> Exercise aim
Starting at the first line of the listing below, repeat each line up to and including the one containing "(9,11) -- (9,926);". Leave out pictures.

> Data lines
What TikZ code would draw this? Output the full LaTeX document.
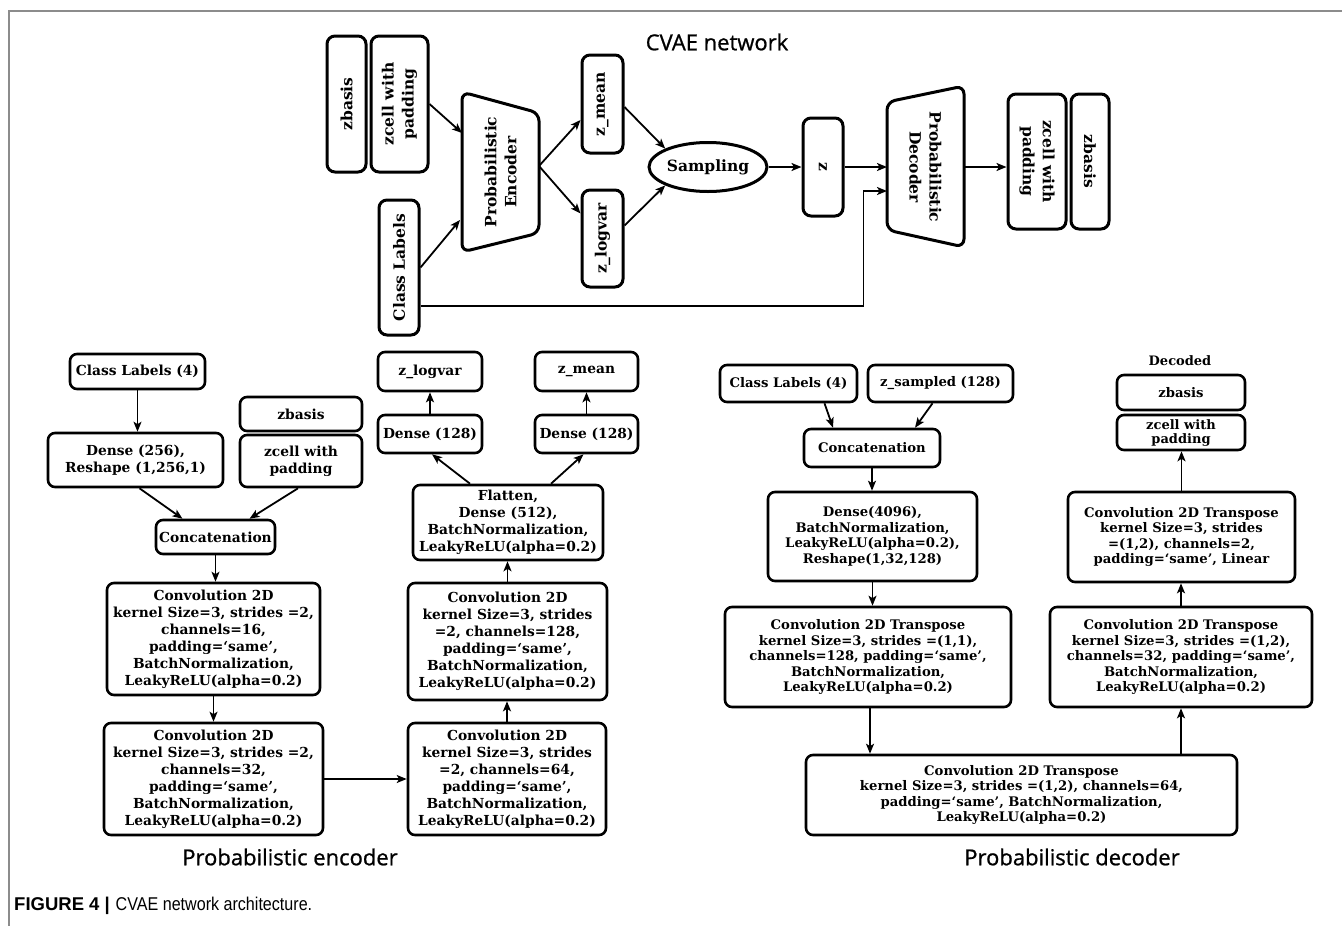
\documentclass[tikz,border=0pt]{standalone}
\usepackage{fontspec}
\setmainfont{DejaVu Serif}
\newfontfamily\sansT[FakeBold=0.9]{Open Sans}
\newfontfamily\capfont{Liberation Sans}
\newfontfamily\capnarrow[FakeStretch=0.87]{Liberation Sans}
\usetikzlibrary{arrows.meta,shapes.geometric}
\begin{document}
\begin{tikzpicture}[x=1bp,y=-1bp,
  box/.style={draw, line width=2.6bp, rounded corners=7bp, align=center, inner sep=0pt,
    font=\bfseries\fontsize{13.8bp}{17bp}\selectfont},
  dbox/.style={box, font=\bfseries\fontsize{13.2bp}{15.5bp}\selectfont},
  tbox/.style={box, line width=3bp, rounded corners=8bp, font=\bfseries\fontsize{15.5bp}{20bp}\selectfont},
  ttext/.style={inner sep=0pt, align=center, font=\bfseries\fontsize{15.5bp}{20bp}\selectfont},
  trap/.style={line width=3bp, rounded corners=8bp},
  arr/.style={-{Stealth[length=10bp,width=8bp,inset=2.5bp]}, line width=1.8bp},
  lbl/.style={inner sep=0pt, font=\sansT\fontsize{22bp}{26bp}\selectfont}]
\useasboundingbox (0,0) rectangle (1342,926);
% frame
\draw[line width=1.5bp, black!45] (1342,11) -- (9,11) -- (9,926);

% ---------- top: CVAE network ----------
\node[lbl] (title) at (717,42) {CVAE network};
\node[tbox, rotate=90, minimum width=136bp, minimum height=39bp] (zbT) at (346.5,104) {zbasis};
\node[tbox, rotate=90, minimum width=136bp, minimum height=57bp] (zcT) at (399.5,104) {zcell with\\padding};
\node[tbox, rotate=90, minimum width=135bp, minimum height=40bp] (clT) at (399,267.5) {Class Labels};
\draw[trap] (462,172) -- (462,92) -- (539,113) -- (539,233) -- (462,252) -- cycle;
\node[ttext, rotate=90] (enc) at (500.5,172) {Probabilistic\\Encoder};
\coordinate (encI1) at (462,133);
\coordinate (encI2) at (460,220);
\coordinate (encO) at (539,166);
\node[tbox, rotate=90, minimum width=98bp, minimum height=41bp] (zmT) at (602.5,104) {z\_mean};
\node[tbox, rotate=90, minimum width=97bp, minimum height=41bp] (zlT) at (602.5,238.5) {z\_logvar};
\node[draw, ellipse, line width=3bp, minimum width=118bp, minimum height=49bp, inner sep=0pt,
  font=\bfseries\fontsize{15.5bp}{20bp}\selectfont] (samp) at (708,167) {Sampling};
\node[tbox, rotate=-90, minimum width=98bp, minimum height=40bp] (zT) at (823,167) {z};
\draw[trap] (887,167) -- (887,102) -- (964,86) -- (964,247) -- (887,230) -- cycle;
\node[ttext, rotate=-90] (dec) at (925.5,167) {Probabilistic\\Decoder};
\coordinate (decI) at (887,167);
\coordinate (decI2) at (887,191);
\coordinate (decO) at (964,167);
\node[tbox, rotate=-90, minimum width=135bp, minimum height=58bp] (zcR) at (1037,161.5) {zcell with\\padding};
\node[tbox, rotate=-90, minimum width=135bp, minimum height=38bp] (zbR) at (1090,161.5) {zbasis};

\draw[arr] (zcT.south) -- (encI1);
\draw[arr] (clT.south) -- (encI2);
\draw[arr] (encO) -- ([yshift=-16bp]zmT.north);
\draw[arr] (encO) -- ([yshift=25bp]zlT.north);
\draw[arr] ([yshift=-3bp]zmT.south) -- (samp.north west);
\draw[arr] ([yshift=13bp]zlT.south) -- (samp.south west);
\draw[arr] (samp.east) -- (zT.south);
\draw[arr] (zT.north) -- (decI);
\draw[arr] ([yshift=-38.5bp]clT.south) -- ++(443,0) |- (decI2);
\draw[arr] (decO) -- (decO -| zcR.south);

% ---------- probabilistic encoder ----------
\node[box, minimum width=135bp, minimum height=35bp] (cl4E) at (137.5,371.5) {Class Labels (4)};
\node[box, minimum width=175bp, minimum height=54bp] (dnsE) at (135.5,460) {Dense (256),\\Reshape (1,256,1)};
\node[box, minimum width=122bp, minimum height=34bp] (zbE) at (301,414) {zbasis};
\node[box, minimum width=122bp, minimum height=52bp] (zcE) at (301,461) {zcell with\\padding};
\node[box, minimum width=119bp, minimum height=34bp] (catE) at (215.5,537) {Concatenation};
\node[box, minimum width=213bp, minimum height=112bp] (cv1) at (213.5,639)
  {Convolution 2D\\kernel Size=3, strides =2,\\channels=16,\\padding=‘same’,\\BatchNormalization,\\LeakyReLU(alpha=0.2)};
\node[box, minimum width=219bp, minimum height=112bp] (cv2) at (213.5,779)
  {Convolution 2D\\kernel Size=3, strides =2,\\channels=32,\\padding=‘same’,\\BatchNormalization,\\LeakyReLU(alpha=0.2)};
\node[box, minimum width=198bp, minimum height=112bp] (cv3) at (507,779)
  {Convolution 2D\\kernel Size=3, strides\\=2, channels=64,\\padding=‘same’,\\BatchNormalization,\\LeakyReLU(alpha=0.2)};
\node[box, minimum width=199bp, minimum height=117bp] (cv4) at (507.5,641.5)
  {Convolution 2D\\kernel Size=3, strides\\=2, channels=128,\\padding=‘same’,\\BatchNormalization,\\LeakyReLU(alpha=0.2)};
\node[box, minimum width=190bp, minimum height=75bp] (flat) at (508,522.5)
  {Flatten,\\Dense (512),\\BatchNormalization,\\LeakyReLU(alpha=0.2)};
\node[box, minimum width=104bp, minimum height=38bp] (dl) at (430,434) {Dense (128)};
\node[box, minimum width=103bp, minimum height=38bp] (dr) at (586.5,434) {Dense (128)};
\node[box, minimum width=104bp, minimum height=39bp] (zlE) at (430,371.5) {z\_logvar};
\node[box, minimum width=103bp, minimum height=39bp] (zmE) at (586.5,371.5) {z\_mean};
\node[lbl] (encLbl) at (290,857) {Probabilistic encoder};

\draw[arr] (cl4E.south) -- (cl4E.south |- dnsE.north);
\draw[arr] ([xshift=4bp]dnsE.south) -- ([xshift=-33bp]catE.north);
\draw[arr] ([xshift=-3bp]zcE.south) -- ([xshift=34bp]catE.north);
\draw[arr] (catE.south) -- (catE.south |- cv1.north);
\draw[arr] (cv1.south) -- (cv1.south |- cv2.north);
\draw[arr] (cv2.east) -- (cv3.west);
\draw[arr] (cv3.north) -- (cv3.north |- cv4.south);
\draw[arr] (cv4.north) -- (cv4.north |- flat.south);
\draw[arr] ([xshift=-38bp]flat.north) -- ([xshift=2bp]dl.south);
\draw[arr] ([xshift=43bp]flat.north) -- ([xshift=-3bp]dr.south);
\draw[arr] (dl.north) -- (zlE.south);
\draw[arr] (dr.north) -- (zmE.south);

% ---------- probabilistic decoder ----------
\node[dbox, minimum width=137bp, minimum height=37bp] (cl4D) at (788.5,383.5) {Class Labels (4)};
\node[dbox, minimum width=145bp, minimum height=37bp] (zsD) at (940.5,383.5) {z\_sampled (128)};
\node[dbox, minimum width=136bp, minimum height=38bp] (catD) at (872,448) {Concatenation};
\node[dbox, minimum width=209bp, minimum height=89bp] (dnsD) at (872.5,536.5)
  {Dense(4096),\\BatchNormalization,\\LeakyReLU(alpha=0.2),\\Reshape(1,32,128)};
\node[dbox, minimum width=286bp, minimum height=100bp] (ct1) at (868,657)
  {Convolution 2D Transpose\\kernel Size=3, strides =(1,1),\\channels=128, padding=‘same’,\\BatchNormalization,\\LeakyReLU(alpha=0.2)};
\node[dbox, minimum width=431bp, minimum height=80bp] (ct2) at (1021.5,795)
  {Convolution 2D Transpose\\kernel Size=3, strides =(1,2), channels=64,\\padding=‘same’, BatchNormalization,\\LeakyReLU(alpha=0.2)};
\node[dbox, minimum width=262bp, minimum height=100bp] (ct3) at (1181,657)
  {Convolution 2D Transpose\\kernel Size=3, strides =(1,2),\\channels=32, padding=‘same’,\\BatchNormalization,\\LeakyReLU(alpha=0.2)};
\node[dbox, minimum width=227bp, minimum height=90bp] (ct4) at (1181.5,537)
  {Convolution 2D Transpose\\kernel Size=3, strides\\=(1,2), channels=2,\\padding=‘same’, Linear};
\node[dbox, minimum width=128bp, minimum height=35bp, font=\bfseries\fontsize{13bp}{14bp}\selectfont] (zcD) at (1181,432.5) {zcell with\\padding};
\node[dbox, minimum width=128bp, minimum height=35bp] (zbD) at (1181,392.5) {zbasis};
\node[inner sep=0pt, font=\bfseries\fontsize{13bp}{15bp}\selectfont] (decoded) at (1180,361) {Decoded};
\node[lbl] (decLbl) at (1072,857) {Probabilistic decoder};

\draw[arr] ([xshift=36bp]cl4D.south) -- ([xshift=-39bp]catD.north);
\draw[arr] ([xshift=-8bp]zsD.south) -- ([xshift=43bp]catD.north);
\draw[arr] (catD.south) -- (catD.south |- dnsD.north);
\draw[arr] (dnsD.south) -- (dnsD.south |- ct1.north);
\draw[arr] ([xshift=2bp]ct1.south) -- ([xshift=2bp]ct1.south |- ct2.north);
\draw[arr] (ct3.south |- ct2.north) -- (ct3.south);
\draw[arr] (ct3.north) -- (ct3.north |- ct4.south);
\draw[arr] (ct4.north) -- (ct4.north |- zcD.south);

% ---------- caption ----------
\node[anchor=base west, inner sep=0pt, font=\fontsize{18.5bp}{21bp}\selectfont] (cap) at (14,910)
  {{\capfont\bfseries FIGURE 4 |} {\capnarrow CVAE network architecture.}};
\end{tikzpicture}
\end{document}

> Response to the task
What TikZ code would draw this? Output the full LaTeX document.
\documentclass[tikz,border=0pt]{standalone}
\usepackage{fontspec}
\setmainfont{DejaVu Serif}
\newfontfamily\sansT[FakeBold=0.9]{Open Sans}
\newfontfamily\capfont{Liberation Sans}
\newfontfamily\capnarrow[FakeStretch=0.87]{Liberation Sans}
\usetikzlibrary{arrows.meta,shapes.geometric}
\begin{document}
\begin{tikzpicture}[x=1bp,y=-1bp,
  box/.style={draw, line width=2.6bp, rounded corners=7bp, align=center, inner sep=0pt,
    font=\bfseries\fontsize{13.8bp}{17bp}\selectfont},
  dbox/.style={box, font=\bfseries\fontsize{13.2bp}{15.5bp}\selectfont},
  tbox/.style={box, line width=3bp, rounded corners=8bp, font=\bfseries\fontsize{15.5bp}{20bp}\selectfont},
  ttext/.style={inner sep=0pt, align=center, font=\bfseries\fontsize{15.5bp}{20bp}\selectfont},
  trap/.style={line width=3bp, rounded corners=8bp},
  arr/.style={-{Stealth[length=10bp,width=8bp,inset=2.5bp]}, line width=1.8bp},
  lbl/.style={inner sep=0pt, font=\sansT\fontsize{22bp}{26bp}\selectfont}]
\useasboundingbox (0,0) rectangle (1342,926);
% frame
\draw[line width=1.5bp, black!45] (1342,11) -- (9,11) -- (9,926);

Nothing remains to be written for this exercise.